BETH DITTO was livid. Topshop, the fast-fashion chain, had approached Ms. Ditto, the outsize lead singer with the punk band Gossip, and a favorite mascot of the fashion world, to perform at its flagship store in London. Blowups of her heart-shaped face and rotund form would be on display.

But Ms. Ditto, who happily flaunts what the British like to call her “wobbly bits,” was having none of it. “I don’t think it’s fair to put my face somewhere where they would never let me in there to wear their clothes,” she complained on a blog. If the chain hoped to capitalize on her grooviness, she wrote, why not accord her the same status it does Kate Moss, and let her create a “big girl” line for Topshop.

“Give me the job,” Ms. Ditto demanded. “I want to design.”

Her message, flung down like a gauntlet, reached the ears of the Arcadia Group, the parent company of Topshop. This month, a couple of years after Ms. Ditto’s sound off, Arcadia plans to unveil a collection that Ms. Ditto designed for Evans, the company’s plus-size division. Available in the United States on the Web, it highlights cutting-edge looks like a corset dress and a cropped biker jacket.

The collection is the latest in an outpouring of fashions aimed at trend-driven, round-figured teenagers and young women, a population that has long echoed Ms. Ditto’s complaint that it is ignored by most merchants and brands.

“Up to now it’s been difficult to provide adequate fashion content to a large-sized customer,” said Jeff Van Sinderen, a retail analyst at B. Riley, a research and investment firm. The woman of size, as she is euphemistically known, “still wants to wear the same clothes as her slimmer counterparts,” he added.

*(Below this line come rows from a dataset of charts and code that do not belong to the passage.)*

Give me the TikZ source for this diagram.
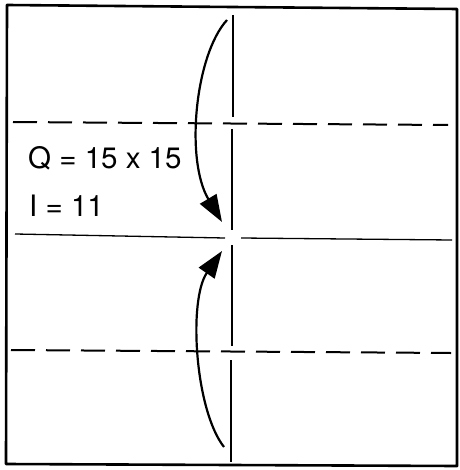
\documentclass[tikz,border=0pt]{standalone}
\usepackage{fontspec}
\setmainfont{TeX Gyre Heros}
\usetikzlibrary{arrows.meta}
\tikzset{
  frame/.style={line width=2.6pt, line join=round},
  fold/.style={line width=1.3pt},
  valley/.style={line width=2pt, dash pattern=on 24pt off 11pt},
  foldarrow/.style={line width=2.2pt, -{Triangle[length=27pt,width=19pt]}},
  label/.style={anchor=base west, inner sep=0pt, font=\fontsize{29.5}{34}\selectfont}
}
\begin{document}
\begin{tikzpicture}[x=1pt,y=-1pt]
\useasboundingbox (0,0) rectangle (459,470);
% frame
\draw[frame] (7,5) -- (457,9) -- (457,466) -- (6,464) -- cycle;
% vertical crease (with gaps)
\coordinate (v1) at (233,15);
\coordinate (v2) at (233,117);
\coordinate (v3) at (232,129);
\coordinate (v4) at (232,230);
\coordinate (v5) at (232,245);
\coordinate (v6) at (232,346);
\coordinate (v7) at (231,360);
\coordinate (v8) at (231,462);
\draw[fold] (v1) -- (v2);
\draw[fold] (v3) -- (v4);
\draw[fold] (v5) -- (v6);
\draw[fold] (v7) -- (v8);
% middle horizontal crease
\coordinate (h1) at (15,234);
\coordinate (h2) at (225,238);
\coordinate (h3) at (241,238);
\coordinate (h4) at (452,240);
\draw[fold] (h1) -- (h2);
\draw[fold] (h3) -- (h4);
% dashed lines
\coordinate (d1) at (13,122);
\coordinate (d2) at (448,125);
\coordinate (d3) at (11,350);
\coordinate (d4) at (451,353);
\draw[valley] (d1) -- (d2);
\draw[valley] (d3) -- (d4);
% arrows
\coordinate (a1) at (227,20);
\coordinate (a2) at (222,222);
\coordinate (b1) at (224,447);
\coordinate (b2) at (222,251);
\draw[foldarrow] (a1) .. controls (195,55) and (185,160) .. (a2);
\draw[foldarrow] (b1) .. controls (195,410) and (188,300) .. (b2);
% texts
\node[label] (q) at (28,168) {Q = 15 x 15};
\node[label] (l) at (29,216) {I = 11};
\end{tikzpicture}
\end{document}
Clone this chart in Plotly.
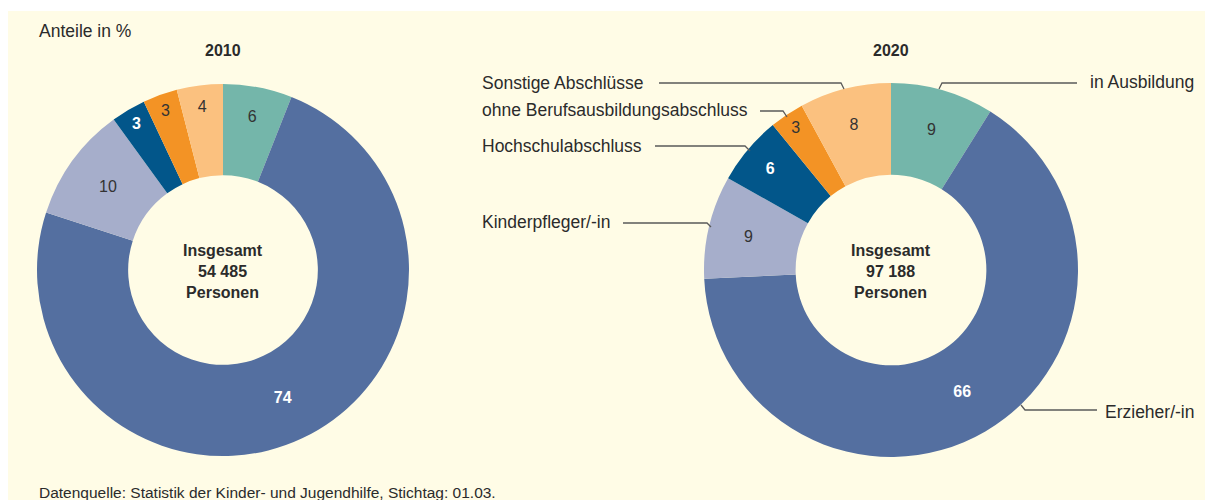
import plotly.graph_objects as go

# ---- data ----
categories = ["in Ausbildung", "Erzieher/-in", "Kinderpfleger/-in", "Hochschulabschluss",
              "ohne Berufsausbildungsabschluss", "Sonstige Abschlüsse"]
values_2010 = [6, 74, 10, 3, 3, 4]
values_2020 = [9, 66, 9, 6, 3, 8]
total_2010 = "54 485"
total_2020 = "97 188"
years = ["2010", "2020"]

colors = ["#74B6AA", "#546FA0", "#A6AECB", "#02568A", "#F39325", "#FBC17F"]
text_colors = ["#333333", "#FFFFFF", "#333333", "#FFFFFF", "#333333", "#333333"]
templates = ["%{value}", "<b>%{value}</b>", "%{value}", "<b>%{value}</b>", "%{value}", "%{value}"]

W, H = 1205, 500
BG = "#FFFCE6"
FONT = "Liberation Sans, Arial, sans-serif"
DARK = "#2B2B2B"


def px(x):
    return x / W


def py(y):
    return 1 - y / H


fig = go.Figure()

pies = [
    (values_2010, 223, 270, 186),
    (values_2020, 891, 270, 187),
]
for vals, cx, cy, r in pies:
    fig.add_trace(go.Pie(
        labels=categories,
        values=vals,
        sort=False,
        direction="clockwise",
        rotation=0,
        hole=0.51,
        marker=dict(colors=colors, line=dict(width=0)),
        texttemplate=templates,
        textposition="inside",
        insidetextorientation="horizontal",
        textfont=dict(family=FONT, size=16, color=text_colors),
        domain=dict(x=[px(cx - r), px(cx + r)], y=[py(cy + r), py(cy - r)]),
        showlegend=False,
        hoverinfo="label+value",
    ))

shapes = [
    dict(type="rect", xref="paper", yref="paper", x0=px(8), x1=1, y0=0, y1=py(11),
         fillcolor=BG, line=dict(width=0), layer="below"),
]

leaders = [
    [(659, 83), (841, 83), (844, 89)],
    [(760, 111), (783, 111), (787, 117)],
    [(655, 146), (745, 146), (750, 151)],
    [(623, 223), (707, 223), (711, 227)],
    [(1077, 83), (942, 83), (939, 89)],
    [(1097, 410), (1025, 410), (1021, 405)],
]
for pts in leaders:
    path = "M " + " L ".join(f"{px(x)},{py(y)}" for x, y in pts)
    shapes.append(dict(type="path", xref="paper", yref="paper", path=path,
                       line=dict(color="#5A5A5A", width=1.3)))

annotations = []


def add_text(text, x, y, xanchor="left", size=17.5, bold=False, color=DARK):
    if bold:
        text = f"<b>{text}</b>"
    annotations.append(dict(text=text, x=px(x), y=py(y), xref="paper", yref="paper",
                            xanchor=xanchor, yanchor="middle", showarrow=False,
                            font=dict(family=FONT, size=size, color=color)))


add_text("Anteile in %", 37, 31)
add_text(years[0], 223, 51, xanchor="center", size=16, bold=True)
add_text(years[1], 891, 51, xanchor="center", size=16, bold=True)

for (vals, cx, cy, r), tot in zip(pies, [total_2010, total_2020]):
    annotations.append(dict(
        text=f"<b>Insgesamt<br>{tot}<br>Personen</b>", x=px(cx), y=py(cy + 1),
        xref="paper", yref="paper", xanchor="center", yanchor="middle",
        showarrow=False, align="center",
        font=dict(family=FONT, size=16, color=DARK)))

add_text(categories[5], 480, 83)
add_text(categories[4], 480, 110)
add_text(categories[3], 480, 146)
add_text(categories[2], 480, 222)
add_text(categories[0], 1196, 82, xanchor="right")
add_text(categories[1], 1196, 412, xanchor="right")
add_text("Datenquelle: Statistik der Kinder- und Jugendhilfe, Stichtag: 01.03.", 37, 492, size=15.5)

fig.update_layout(
    width=W, height=H,
    margin=dict(l=0, r=0, t=0, b=0),
    paper_bgcolor="#FFFFFF",
    plot_bgcolor=BG,
    shapes=shapes,
    annotations=annotations,
)

fig.write_html("out.html", config={"displayModeBar": False},
               post_script="document.body.style.margin='0';")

Other stores and designers have picked up the message. Forever 21, a purveyor of cheap chic, introduced its plus-size line, Faith 21, this spring. Target recently began offering Pure Energy, exuberantly patterned dresses and tops for young women. Those follow hip niche labels like Karen Kane and Kiyonna, which are sold at boutiques.

All the lines see potential profit in offering stylish alternatives to the ubiquitous track suit. From a business perspective, that makes sense: the customer base is increasing, as health authorities have long pointed out. Some 17 percent of teenagers are overweight, according to the surgeon general’s office, more than three times the rate of a generation ago.

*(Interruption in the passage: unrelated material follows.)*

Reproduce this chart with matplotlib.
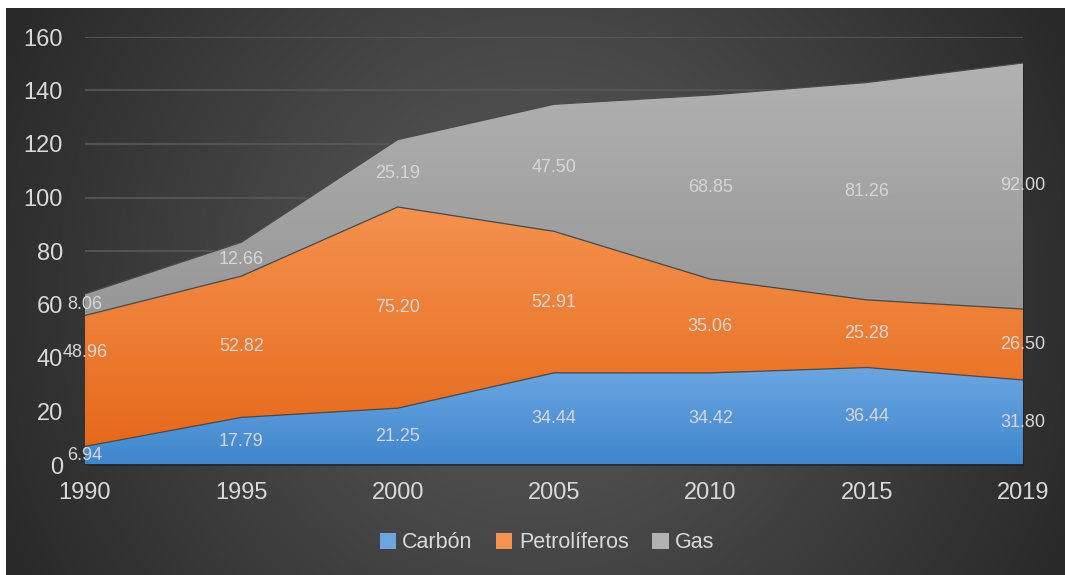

The market for youth-oriented plus sizes (usually 14 to 24) showed strong growth a couple of years ago, several years after the fast-fashion chain H&M entered the business. (H&M has since dropped its plus-size line, for reasons it would not disclose.)

Last year, sales of plus sizes to girls and young women ages 13 to 34 reached $5.8 billion, according to the NPD Group, a market research firm.

With consumer spending falling everywhere, that momentum has been lost: Sales declined 15.3 percent for plus-size shoppers 13 to 17 and 10.1 percent for those 18 to 34 in April and May, compared with the period a year ago, NPD says.

Plus-size lines aimed at older women have also suffered; chains including Ann Taylor and Old Navy have removed larger sizes from stores (they still sell them online).

Despite the slump, some see the market inevitably returning to strength. “The fact that more businesses are getting into this market is a clear indication that the recent lack of growth has been more about the economy than about a lack of interest,” said Marshal Cohen, an NPD analyst.

Faith 21 was introduced “because our customers were asking for larger sizes, and to fill a void in the market for trendy and fashionable plus-size clothing,” said Linda Chang, the senior manager of marketing for Forever 21. It includes some 250 styles.

Smaller stores are also catering to shoppers who want figure-hugging fashions like their thinner friends. “Some of those girls feel like they have the brio to pull off a fitted look,” said Stephanie Sack, the owner of Vive la Femme, a plus-size boutique on fashionable Damen Avenue in Chicago. She confided that when she was 20, “I would have choked somebody to get my hand on a studded belt to fit me.”